La Quinzaine des Cinéastes 2023 à Lausanne
La Cinémathèque suisse propose en septembre et octobre une large sélection des films présentés à La Quinzaine des Cinéastes lors du dernier Festival de Cannes.
En avant, jeunesse!
La Cinémathèque suisse propose en septembre et octobre une large sélection de films de la Quinzaine des Cinéastes du dernier Festival de Cannes, avec des avant-premières et des longs métrages suisses des précédentes éditions.
Sélection parallèle du Festival de Cannes, la Quinzaine des Réalisateurs est devenue, pour sa 55e édition, la Quinzaine des Cinéastes. Chantre de l’audace, la Quinzaine cultive un rôle d’explorateur pour défricher les nouvelles écritures cinématographiques et promeut des œuvres libres sans hiérarchie de genre. Les 19 films de la sélection 2023 partagent un même esprit buissonnier : ils s’aventurent dans des chemins de traverse, défient le formatage, se jouent des formes et des structures narratives traditionnelles.
L’Américaine Joanna Arnow emprunte les voies du BDSM dans The Feeling That the Time for Doing Something Has Passed, une comédie pince-sans-rire dans laquelle une trentenaire désabusée s’épanouit dans des jeux de soumission sexuelle, tandis qu’elle essuie des humiliations quotidiennes au travail et en famille. Le Français Pierre Creton met en scène le romanesque Un prince, en rase campagne, au milieu des herbes et des fleurs, comme si de l’humus normand naissait l’attirance charnelle entre paysans.
L’Inde et le Pakistan nous adressent Agra de Kanu Behl et In Flames de Zarrar Kahn, deux films symptomatiques de sociétés patriarcales étouffantes. Le premier est une comédie cauchemardesque qui suit les déboires d’un jeune frustré sexuel en lutte avec sa famille pour conquérir un espace de vie. Hallucinations d’une jeune femme, dans le second, en proie au pouvoir écrasant des hommes ou comment une simple romance mute soudain en film d’horreur et d’épouvante. Le conflit entre les générations se niche également au cœur de Grace du Russe Ilya Povolotsky, un road-movie wendersien endeuillé et un récit d’apprentissage sur fond d’exil nécessaire. Mambar Pierrette, de la Belgo-camerounaise Rosine Mbakam, affronte vaillamment et sans l’aide des hommes un quotidien où chaque jour est une nouvelle épreuve.
Subversion et renouvellement des genres à la Quinzaine cette année.
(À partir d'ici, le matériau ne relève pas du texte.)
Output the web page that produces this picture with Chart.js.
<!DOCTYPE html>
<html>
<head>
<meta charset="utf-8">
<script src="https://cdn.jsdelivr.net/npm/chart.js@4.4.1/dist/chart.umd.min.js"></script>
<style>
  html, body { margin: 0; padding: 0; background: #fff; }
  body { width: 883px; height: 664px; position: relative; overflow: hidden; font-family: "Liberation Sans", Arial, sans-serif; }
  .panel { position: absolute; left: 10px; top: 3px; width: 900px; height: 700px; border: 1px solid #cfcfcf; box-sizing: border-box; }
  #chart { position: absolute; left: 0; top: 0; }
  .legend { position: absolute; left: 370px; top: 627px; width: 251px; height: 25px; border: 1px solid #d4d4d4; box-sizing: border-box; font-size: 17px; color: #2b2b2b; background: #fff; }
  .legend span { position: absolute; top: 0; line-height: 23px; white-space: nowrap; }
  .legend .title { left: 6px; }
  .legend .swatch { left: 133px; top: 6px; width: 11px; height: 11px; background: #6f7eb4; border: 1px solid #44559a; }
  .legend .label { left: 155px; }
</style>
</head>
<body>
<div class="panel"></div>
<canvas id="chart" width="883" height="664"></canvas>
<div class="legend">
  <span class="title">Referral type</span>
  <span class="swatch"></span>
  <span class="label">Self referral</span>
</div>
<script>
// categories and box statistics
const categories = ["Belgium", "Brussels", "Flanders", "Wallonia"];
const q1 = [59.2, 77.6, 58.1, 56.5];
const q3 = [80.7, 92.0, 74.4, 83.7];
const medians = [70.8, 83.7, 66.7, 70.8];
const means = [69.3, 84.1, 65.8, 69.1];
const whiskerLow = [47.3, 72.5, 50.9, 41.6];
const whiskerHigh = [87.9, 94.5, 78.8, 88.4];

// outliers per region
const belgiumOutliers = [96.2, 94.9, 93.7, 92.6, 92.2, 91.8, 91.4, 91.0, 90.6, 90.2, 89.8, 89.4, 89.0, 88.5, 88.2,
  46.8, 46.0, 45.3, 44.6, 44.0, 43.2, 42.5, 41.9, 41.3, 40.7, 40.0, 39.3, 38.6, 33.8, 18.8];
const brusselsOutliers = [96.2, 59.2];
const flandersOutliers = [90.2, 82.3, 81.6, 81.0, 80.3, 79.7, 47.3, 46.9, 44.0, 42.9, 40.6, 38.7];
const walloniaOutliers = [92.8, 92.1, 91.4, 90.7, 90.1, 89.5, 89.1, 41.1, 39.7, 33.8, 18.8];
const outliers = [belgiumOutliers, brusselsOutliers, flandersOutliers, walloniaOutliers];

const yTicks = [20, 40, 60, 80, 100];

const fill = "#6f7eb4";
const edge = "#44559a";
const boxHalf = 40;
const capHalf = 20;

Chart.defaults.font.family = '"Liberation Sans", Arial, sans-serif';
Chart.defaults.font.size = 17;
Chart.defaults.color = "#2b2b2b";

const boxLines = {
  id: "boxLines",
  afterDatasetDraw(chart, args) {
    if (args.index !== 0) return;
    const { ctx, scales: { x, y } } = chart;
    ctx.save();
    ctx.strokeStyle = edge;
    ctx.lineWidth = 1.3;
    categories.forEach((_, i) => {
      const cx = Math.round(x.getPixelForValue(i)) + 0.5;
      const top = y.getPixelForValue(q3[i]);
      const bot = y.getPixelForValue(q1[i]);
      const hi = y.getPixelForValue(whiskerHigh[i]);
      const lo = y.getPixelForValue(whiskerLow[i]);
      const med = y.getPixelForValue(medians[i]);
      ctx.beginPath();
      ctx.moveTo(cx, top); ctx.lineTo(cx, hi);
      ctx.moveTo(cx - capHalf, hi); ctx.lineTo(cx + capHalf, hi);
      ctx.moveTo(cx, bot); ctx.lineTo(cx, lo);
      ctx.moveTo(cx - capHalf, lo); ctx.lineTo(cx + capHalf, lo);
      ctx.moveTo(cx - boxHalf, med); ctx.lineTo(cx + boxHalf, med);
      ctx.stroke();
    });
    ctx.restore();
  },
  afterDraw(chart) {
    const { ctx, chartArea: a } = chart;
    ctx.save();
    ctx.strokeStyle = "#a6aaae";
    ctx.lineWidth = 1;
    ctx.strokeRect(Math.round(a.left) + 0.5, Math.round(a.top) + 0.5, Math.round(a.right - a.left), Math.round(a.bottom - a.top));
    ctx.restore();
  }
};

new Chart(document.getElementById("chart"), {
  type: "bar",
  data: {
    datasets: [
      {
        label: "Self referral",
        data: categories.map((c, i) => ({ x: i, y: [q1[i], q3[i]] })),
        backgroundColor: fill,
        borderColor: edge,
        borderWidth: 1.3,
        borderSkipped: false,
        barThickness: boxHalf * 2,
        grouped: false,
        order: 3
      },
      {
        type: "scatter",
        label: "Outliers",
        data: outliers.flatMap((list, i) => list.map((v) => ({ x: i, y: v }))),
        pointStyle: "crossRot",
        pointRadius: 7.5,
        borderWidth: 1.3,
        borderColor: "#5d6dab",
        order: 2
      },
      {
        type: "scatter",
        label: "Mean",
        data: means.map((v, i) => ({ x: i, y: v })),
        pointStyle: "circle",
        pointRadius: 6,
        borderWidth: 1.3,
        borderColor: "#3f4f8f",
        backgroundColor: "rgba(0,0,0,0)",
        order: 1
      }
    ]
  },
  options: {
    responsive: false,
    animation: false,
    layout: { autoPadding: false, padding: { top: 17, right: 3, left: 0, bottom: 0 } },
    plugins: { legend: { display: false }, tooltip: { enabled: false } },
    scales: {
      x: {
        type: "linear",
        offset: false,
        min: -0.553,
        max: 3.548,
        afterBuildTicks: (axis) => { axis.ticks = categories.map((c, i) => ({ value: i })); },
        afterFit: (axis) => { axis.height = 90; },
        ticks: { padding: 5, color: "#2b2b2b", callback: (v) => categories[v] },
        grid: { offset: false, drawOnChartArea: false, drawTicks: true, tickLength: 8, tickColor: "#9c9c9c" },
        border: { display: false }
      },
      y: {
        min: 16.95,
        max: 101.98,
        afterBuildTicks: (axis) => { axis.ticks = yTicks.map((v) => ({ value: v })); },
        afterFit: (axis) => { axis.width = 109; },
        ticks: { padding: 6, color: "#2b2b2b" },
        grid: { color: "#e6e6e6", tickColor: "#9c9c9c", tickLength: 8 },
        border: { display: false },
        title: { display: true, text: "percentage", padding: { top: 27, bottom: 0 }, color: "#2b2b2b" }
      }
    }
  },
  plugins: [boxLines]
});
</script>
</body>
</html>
Le Belge Claude Schmitz propose un faux polar avec L’Autre Laurens, mais un vrai film méta sur les ruines d’un cinéma américain patriarcal dépassé. Le Français Cédric Kahn revisite le film de procès au cordeau avec Le Procès Goldman, reconstitution minutieuse d’une joute rhétorique dans une affaire qui charrie racisme et bavures policières. La créativité est également au service des puissances de l’imaginaire chez le cinéaste français Michel Gondry. Portrait de l’artiste en enfant-roi capricieux, Le Livre des solutions est une autofiction qui fait du bricolage le remède à la folie maniaco-dépressive de son auteur. La religion de l’art est aussi celle du catholique L'Arbre aux papillons d'or de Thien An Pham (lauréat de la Caméra d’or), un voyage spirituel dans la campagne vietnamienne qui prend l’allure d’une immersion sensorielle et plastique. De nos jours est le nouveau film du coréen Hong Sang-soo, un retour à l’instant présent en compagnie d’un chat, d’un repas, d’une bouteille de whisky et d’un paquet de cigarettes. Très bonne Quinzaine à vous!
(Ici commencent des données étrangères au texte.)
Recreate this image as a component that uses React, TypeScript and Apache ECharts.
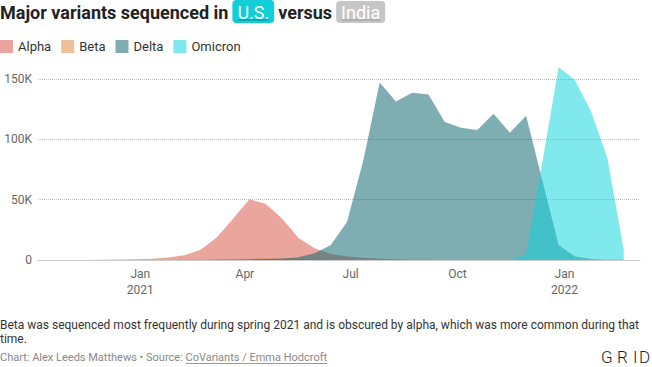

Julien Rejl, délégué général de la Quinzaine des Cinéastes
Oliveira et quatre films suisses en complément
La version restaurée de Vale Abraão (1993), film phare de la filmographie de Manoel de Oliveira, est également présenté dans ce programme. Trente ans après sa sélection à la Quinzaine en 1993, l’œuvre sensuelle du cinéaste portugais a inspiré l’affiche de l’édition 2023 de la section, durant laquelle elle fut projetée. Enfin, en complément de cette reprise, une sélection de quatre films suisses sélectionnés lors de précédentes éditions de la Quinzaine sont également proposés.